Using time efficiently can maximize learning and student achievement.
President Abraham Lincoln is often credited with saying, “Give me six hours to chop down a tree and I’ll spend four hours sharpening the axe.”
Lincoln didn’t actually say that, but it’s still a valuable message. Every endeavor, after all, requires skillful time management – and education is certainly no exception.
We’ve discussed the school leader’s role in assuring a guaranteed and viable curriculum for students and in making sure that a standards-aligned curriculum is implemented. In this post, we’ll look at ways in which school leaders can maximize time to increase student achievement.
New standards can appear daunting at the onset, causing many principals to wonder how their teachers will cover that much material within their given time constraints. For most instructional leaders, it’s not simply about exposure.
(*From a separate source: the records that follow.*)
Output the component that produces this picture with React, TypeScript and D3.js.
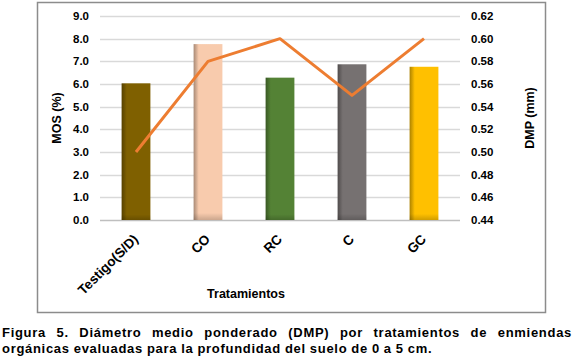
import React, { useRef, useEffect } from 'react';
import * as d3 from 'd3';

const W = 584;
const H = 364;

const categories = ['Testigo(S/D)', 'CO', 'RC', 'C', 'GC'];
const mosValues = [6.03, 7.76, 6.28, 6.87, 6.76];
const dmpValues = [0.5, 0.58, 0.6, 0.55, 0.6];
const barColors = ['#7F6000', '#F8CBAD', '#548235', '#767171', '#FFC000'];
const leftTicks = [0, 1, 2, 3, 4, 5, 6, 7, 8, 9];
const rightTicks = [0.44, 0.46, 0.48, 0.5, 0.52, 0.54, 0.56, 0.58, 0.6, 0.62];
const captionLines = [
  'Figura 5. Diámetro medio ponderado (DMP) por tratamientos de enmiendas',
  'orgánicas evaluadas para la profundidad del suelo de 0 a 5 cm.',
];

const FONT = 'Liberation Sans, Arial, sans-serif';

const App: React.FC = () => {
  const svgRef = useRef<SVGSVGElement>(null);

  useEffect(() => {
    if (!svgRef.current) return;
    const svg = d3.select(svgRef.current);
    svg.selectAll('*').remove();

    const plot = { left: 100, right: 460, top: 16, bottom: 220 };

    const x = d3.scaleBand().domain(categories).range([plot.left, plot.right]).paddingInner(0.6).paddingOuter(0.3);
    const yL = d3.scaleLinear().domain([0, 9]).range([plot.bottom, plot.top]);
    const yR = d3.scaleLinear().domain([0.44, 0.62]).range([plot.bottom, plot.top]);
    const center = (c: string) => (x(c) ?? 0) + x.bandwidth() / 2;

    // bar shading: darker left edge + faint shadow at the bottom
    const defs = svg.append('defs');
    barColors.forEach((c, i) => {
      const g = defs.append('linearGradient').attr('id', `bg${i}`).attr('x1', 0).attr('x2', 1).attr('y1', 0).attr('y2', 0);
      const dark = d3.color(c)!.darker(1.1).formatHex();
      g.append('stop').attr('offset', '0%').attr('stop-color', dark);
      g.append('stop').attr('offset', '18%').attr('stop-color', c);
      g.append('stop').attr('offset', '100%').attr('stop-color', c);
      const v = defs.append('linearGradient').attr('id', `bv${i}`).attr('x1', 0).attr('x2', 0).attr('y1', 0).attr('y2', 1);
      v.append('stop').attr('offset', '0%').attr('stop-color', '#000').attr('stop-opacity', 0);
      v.append('stop').attr('offset', '96%').attr('stop-color', '#000').attr('stop-opacity', 0);
      v.append('stop').attr('offset', '100%').attr('stop-color', '#000').attr('stop-opacity', 0.18);
    });

    // frame
    svg.append('rect')
      .attr('x', 37.5).attr('y', 2.5).attr('width', 508).attr('height', 310)
      .attr('fill', '#fff').attr('stroke', '#8c8c8c').attr('stroke-width', 1.5);

    // gridlines
    svg.append('g').selectAll('line').data(leftTicks).join('line')
      .attr('x1', plot.left).attr('x2', plot.right)
      .attr('y1', (d) => Math.round(yL(d)) + 0.5).attr('y2', (d) => Math.round(yL(d)) + 0.5)
      .attr('stroke', (d) => (d === 0 ? '#bfbfbf' : '#d9d9d9')).attr('stroke-width', 1.5);

    // bars
    categories.forEach((c, i) => {
      const bx = x(c) ?? 0;
      const by = yL(mosValues[i]);
      svg.append('rect').attr('x', bx).attr('y', by).attr('width', x.bandwidth()).attr('height', plot.bottom - by)
        .attr('fill', `url(#bg${i})`);
      svg.append('rect').attr('x', bx).attr('y', by).attr('width', x.bandwidth()).attr('height', plot.bottom - by)
        .attr('fill', `url(#bv${i})`);
    });

    // DMP line on the right axis
    const line = d3.line<number>().x((_, i) => center(categories[i])).y((d) => yR(d));
    svg.append('path').attr('d', line(dmpValues) ?? '')
      .attr('fill', 'none').attr('stroke', '#ED7D31').attr('stroke-width', 3).attr('stroke-linejoin', 'round');

    const bold = (sel: any, size: string) =>
      sel.attr('font-family', FONT).attr('font-weight', 'bold').attr('font-size', size).attr('fill', '#000');

    svg.append('g').selectAll('text').data(leftTicks).join('text')
      .attr('x', 89).attr('y', (d) => yL(d) + 4).attr('text-anchor', 'end')
      .text((d) => d.toFixed(1)).call(bold, '11.5px');

    svg.append('g').selectAll('text').data(rightTicks).join('text')
      .attr('x', 471).attr('y', (d) => yR(d) + 4).attr('text-anchor', 'start')
      .text((d) => d.toFixed(2)).call(bold, '11.5px');

    // category labels, rotated 45°
    svg.append('g').selectAll('text').data(categories).join('text')
      .attr('text-anchor', 'end')
      .attr('transform', (d) => `translate(${center(d) + 3},${plot.bottom + 20}) rotate(-45)`)
      .text((d) => d).call(bold, '13.5px');

    // axis titles
    svg.append('text').attr('transform', `translate(61,${(plot.top + plot.bottom) / 2}) rotate(-90)`)
      .attr('text-anchor', 'middle').text('MOS (%)').call(bold, '12.5px');
    svg.append('text').attr('transform', `translate(534,${(plot.top + plot.bottom) / 2}) rotate(-90)`)
      .attr('text-anchor', 'middle').text('DMP (mm)').call(bold, '12.5px');
    svg.append('text').attr('x', 246).attr('y', 298)
      .attr('text-anchor', 'middle').text('Tratamientos').call(bold, '12.5px');

    // caption: first line justified, second line left aligned
    const capY = [337, 353];
    captionLines.forEach((ln, li) => {
      const words = ln.split(' ');
      const g = svg.append('g');
      const nodes = words.map((w) =>
        g.append('text').attr('y', capY[li]).text(w).call(bold, '13px').attr('letter-spacing', '0.7px'));
      const widths = nodes.map((n) => (n.node() as SVGTextElement).getComputedTextLength());
      const total = d3.sum(widths);
      const left = 2;
      const right = 572;
      const gap = li === 0 ? (right - left - total) / (words.length - 1) : 4;
      let cx = left;
      nodes.forEach((n, k) => {
        n.attr('x', cx);
        cx += widths[k] + gap;
      });
    });
  }, []);

  return (
    <svg ref={svgRef} width={W} height={H} style={{ position: 'absolute', left: 0, top: 0, background: '#fff' }} />
  );
};

export default App;
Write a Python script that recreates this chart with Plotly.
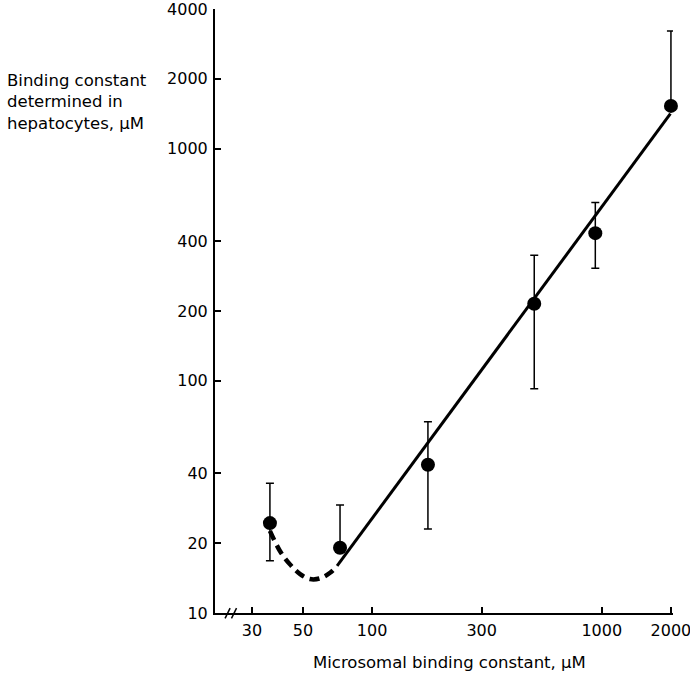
import plotly.graph_objects as go

# Data
micro_k = [35.9, 72.5, 175, 508, 937, 2000]
hep_k = [24.4, 19.1, 43.5, 215, 433, 1530]
err_plus = [36.2 - 24.4, 29.2 - 19.1, 66.6 - 43.5, 348 - 215, 587 - 433, 3220 - 1530]
err_minus = [24.4 - 16.8, 0, 43.5 - 23.0, 215 - 92.6, 433 - 306, 0]

fit_x = [70.4, 1990]
fit_y = [15.95, 1416]

dash_x = [35.9, 39.7, 43.9, 48.6, 53.7, 59.3, 65.6, 70.4]
dash_y = [22.6, 18.5, 16.2, 14.7, 14.0, 14.1, 14.9, 15.95]

x_ticks = [30, 50, 100, 300, 1000, 2000]
y_ticks = [10, 20, 40, 100, 200, 400, 1000, 2000, 4000]

FONT = "DejaVu Sans"

fig = go.Figure()
fig.add_trace(go.Scatter(x=dash_x, y=dash_y, mode="lines",
                         line=dict(color="black", width=4.5, dash="10px,6px", shape="spline"),
                         hoverinfo="skip", showlegend=False, cliponaxis=False))
fig.add_trace(go.Scatter(x=fit_x, y=fit_y, mode="lines",
                         line=dict(color="black", width=3),
                         showlegend=False, cliponaxis=False))
fig.add_trace(go.Scatter(x=micro_k, y=hep_k, mode="markers",
                         marker=dict(color="black", size=14),
                         error_y=dict(type="data", symmetric=False,
                                      array=err_plus, arrayminus=err_minus,
                                      color="black", thickness=1.5, width=4),
                         showlegend=False, cliponaxis=False))

fig.update_xaxes(type="log", range=[1.316, 3.310], tickvals=x_ticks,
                 ticktext=[str(v) for v in x_ticks], automargin=False,
                 ticklabeloverflow="allow",
                 showgrid=False, zeroline=False, showline=True,
                 linecolor="black", linewidth=2, ticks="inside", ticklen=6,
                 tickwidth=1.5, tickcolor="black", ticklabelstandoff=2,
                 tickfont=dict(family=FONT, size=16, color="black"))
fig.update_yaxes(type="log", range=[1, 3.6021], tickvals=y_ticks,
                 ticktext=[str(v) for v in y_ticks], automargin=False,
                 ticklabeloverflow="allow",
                 showgrid=False, zeroline=False, showline=True,
                 linecolor="black", linewidth=2, ticks="inside", ticklen=6,
                 tickwidth=1.5, tickcolor="black", ticklabelstandoff=2,
                 tickfont=dict(family=FONT, size=16, color="black"))

fig.add_annotation(text="Binding constant<br>determined in<br>hepatocytes, µM",
                   xref="paper", yref="paper", x=-0.459, y=0.9,
                   xanchor="left", yanchor="top", align="left", showarrow=False,
                   font=dict(family=FONT, size=16.5, color="black"))
fig.add_annotation(text="Microsomal binding constant, µM",
                   xref="paper", yref="paper", x=0.513, y=-0.0817,
                   xanchor="center", yanchor="middle", showarrow=False,
                   font=dict(family=FONT, size=16.5, color="black"))

# axis break marks
for x0 in [0.022, 0.036]:
    fig.add_shape(type="line", xref="paper", yref="paper",
                  x0=x0, y0=-0.009, x1=x0 + 0.011, y1=0.008,
                  line=dict(color="black", width=1.5))

fig.update_layout(width=690, height=674,
                  margin=dict(l=215, r=17, t=9, b=61, autoexpand=False),
                  paper_bgcolor="white", plot_bgcolor="white",
                  font=dict(family=FONT, color="black"))

fig.write_html("out.html", config={"displayModeBar": False},
               post_script="document.body.style.margin='0';")
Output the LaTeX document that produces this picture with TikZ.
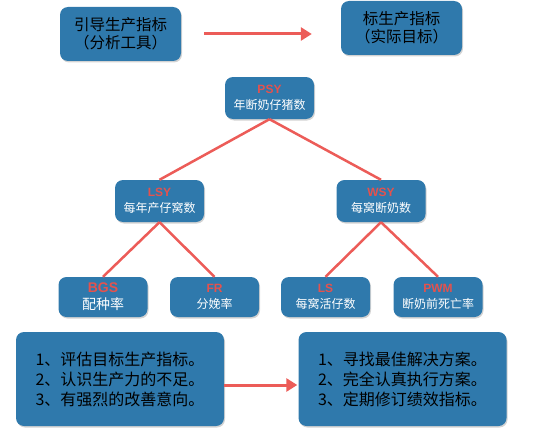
\documentclass[tikz,border=0pt]{standalone}
\usepackage{fontspec}
\setmainfont{Noto Sans CJK SC}
\newfontfamily\lblfont{Liberation Sans}
\usetikzlibrary{positioning,arrows.meta,shadows}
\definecolor{boxblue}{RGB}{47,121,172}
\definecolor{lblred}{RGB}{228,82,78}
\definecolor{linkred}{RGB}{236,92,88}

\begin{document}
\begin{tikzpicture}[
    x=1pt, y=-1pt,
    box/.style={fill=boxblue, rounded corners=8pt, align=center, inner sep=0pt,
                drop shadow={opacity=0.35, shadow xshift=1pt, shadow yshift=-1.5pt}},
    headbox/.style={box, font=\fontsize{15.5}{18}\selectfont, minimum width=121pt, minimum height=54pt},
    notebox/.style={box, align=left, font=\fontsize{16}{20}\selectfont, minimum width=208pt, minimum height=94pt},
    metric/.style={box, text=white, font=\fontsize{12}{16}\selectfont, minimum width=89pt, minimum height=42pt},
    link/.style={draw=linkred, line width=2.5pt},
    flow/.style={draw=linkred, line width=3pt, -{Triangle[width=13pt,length=11pt,fill=linkred]}}
]
\useasboundingbox (0,0) rectangle (554,428);

\node[headbox] (guide) at (120.5,34) {引导生产指标\\（分析工具）};
\node[headbox] (target) at (401.5,28) {标生产指标\\（实际目标）};

\node[metric] (psy) at (269.5,98) {{\lblfont\bfseries\color{lblred}PSY}\\年断奶仔猪数};
\node[metric] (lsy) at (159.5,201) {{\lblfont\bfseries\color{lblred}LSY}\\每年产仔窝数};
\node[metric] (wsy) at (381,201) {{\lblfont\bfseries\color{lblred}WSY}\\每窝断奶数};

\node[metric, minimum height=40pt, font=\fontsize{14}{17}\selectfont] (bgs) at (103,297) {{\lblfont\bfseries\color{lblred}BGS}\\配种率};
\node[metric, minimum height=40pt] (fr) at (214.5,297) {{\lblfont\bfseries\color{lblred}FR}\\分娩率};
\node[metric, minimum height=40pt] (ls) at (325.5,297) {{\lblfont\bfseries\color{lblred}LS}\\每窝活仔数};
\node[metric, minimum height=40pt] (pwm) at (438,297) {{\lblfont\bfseries\color{lblred}PWM}\\断奶前死亡率};

\node[notebox] (assess) at (120,379) {1、评估目标生产指标。\\2、认识生产力的不足。\\3、有强烈的改善意向。};
\node[notebox] (act) at (402.5,379) {1、寻找最佳解决方案。\\2、完全认真执行方案。\\3、定期修订绩效指标。};

\draw[link] (psy.south) -- (lsy.north);
\draw[link] (psy.south) -- (wsy.north);
\draw[link] (lsy.south) -- (bgs.north);
\draw[link] (lsy.south) -- (fr.north);
\draw[link] (wsy.south) -- (ls.north);
\draw[link] (wsy.south) -- (pwm.north);

\draw[flow, shorten <=23pt, shorten >=29pt] (guide.east) -- (guide.east -| target.west);
\draw[flow, shorten >=1pt] ([yshift=-6pt]assess.east) -- ([yshift=-6pt]act.west);

\end{tikzpicture}
\end{document}
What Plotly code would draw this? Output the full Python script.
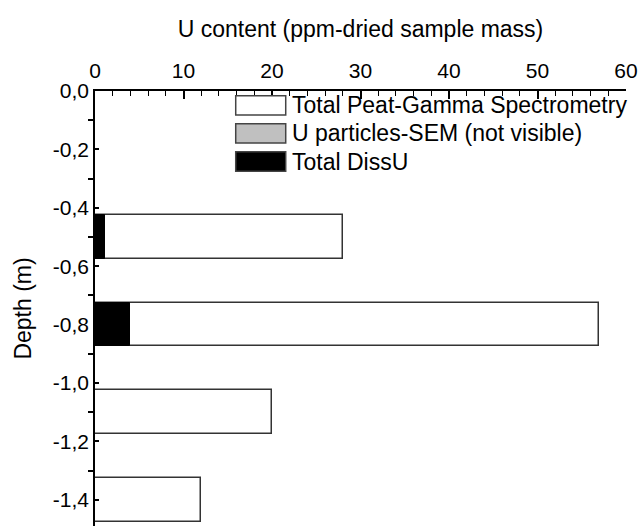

It’s about maximizing time to enable students to learn at deeper levels.
With national attention now focused on students mastering grade-appropriate standards of increased complexity, it’s no wonder that this is an important area for school leaders. That’s why Element 2 of Domain 3 of the Marzano School Leader Evaluation Model focuses on this very thing. It asks, “How do I, as a school leader, not only protect, but maximize the instructional time available to my teachers?”
Most of us could probably brainstorm a quick list of things we do to protect instructional time, and these would be sources of evidence in this area. For instance, you might already:
• Reduce the number of disruptive announcements throughout the day
• Schedule core subjects for early-morning hours, when students are fresh and ready to learn
• Schedule key classes at times when students can access extra support
• Match struggling students with teachers who have the expertise to help them succeed
• Prevent students from leaving the classroom for other activities
• Offer additional assistance at times that don’t interfere with students’ core subject class periods
What else can you do to help your school maximize time?
Do you encourage teachers to review testing or formative assessment data collaboratively to make sure students master key standards before taking the summative assessment? That’s a great first step, but to maximize instructional time, teachers must also identify and fine-tune four other key areas.
1) Identify where, in the curriculum, the material was taught
The collaborative group should examine the number of times students were exposed to the standard and the level to which this exposure helped them learn the material. Considering the format, did students have enough time to master the content?
2) Compare how the information is taught to how students are assessed
Unfortunately, students with the best teacher in the world can test poorly if the material isn’t taught the way it’s assessed. I learned this at my last district. Using a primary-level reading series, we taught students to identify the author’s purpose as either to entertain, inform, or persuade. When they were assessed on this standard, however, the students scored poorly, because the way the author’s purpose was assessed did not include these three labels.
Our teachers’ guides had led teachers to teach the material at a comprehension level, but it was assessed at an analysis level. After some discussion, teachers realized they could focus on teaching the implied main idea and the analysis level of author’s purpose simultaneously, protecting instructional time while covering the material more thoroughly and efficiently. In other words, before you begin, take a look at what will eventually be expected of the students and plan accordingly.
3) Dive more deeply into the data
Data can tell you a lot about students’ instructional needs. Carefully examine what it says about their current level of functioning on a standard. If they’ve mastered it, find ways to move them beyond the essential curriculum to extended, enrichment-centered instruction. Accelerating students past their grade level can cause issues at the upper grade levels or when they transfer to other schools, but those students may benefit more if teachers compact the material to challenge them with more complexity.
When teachers become familiar with student data, it helps them to find the best “starting point” for their students. This allows them to vary their instructional time based on knowledge of their students, rather than on the presentation of the textbook. As an instructional leader, I monitor this discussion in my teachers’ collaborative group. I talk with them about their lesson plans and observation data. I connect it to the data sources for their student groups. I ask them how they know what their students need, and we discuss sources of support for their instructional decisions. All of this becomes a source of evidence for me on Domain 3 of the Marzano School Leader Evaluation Model.
4) Consider student performance from a historical perspective
Vertical alignment is the key to our work here. Compare your teachers’ instructional focus to what students have been offered in the past and try to predict what will be required of students in the future. How have your team’s unit goals and standards compared with those of the past? How will they fit with the next year’s unit goals and standards? This level of vision and insight can help solidify the overall work of your school, benefiting everyone.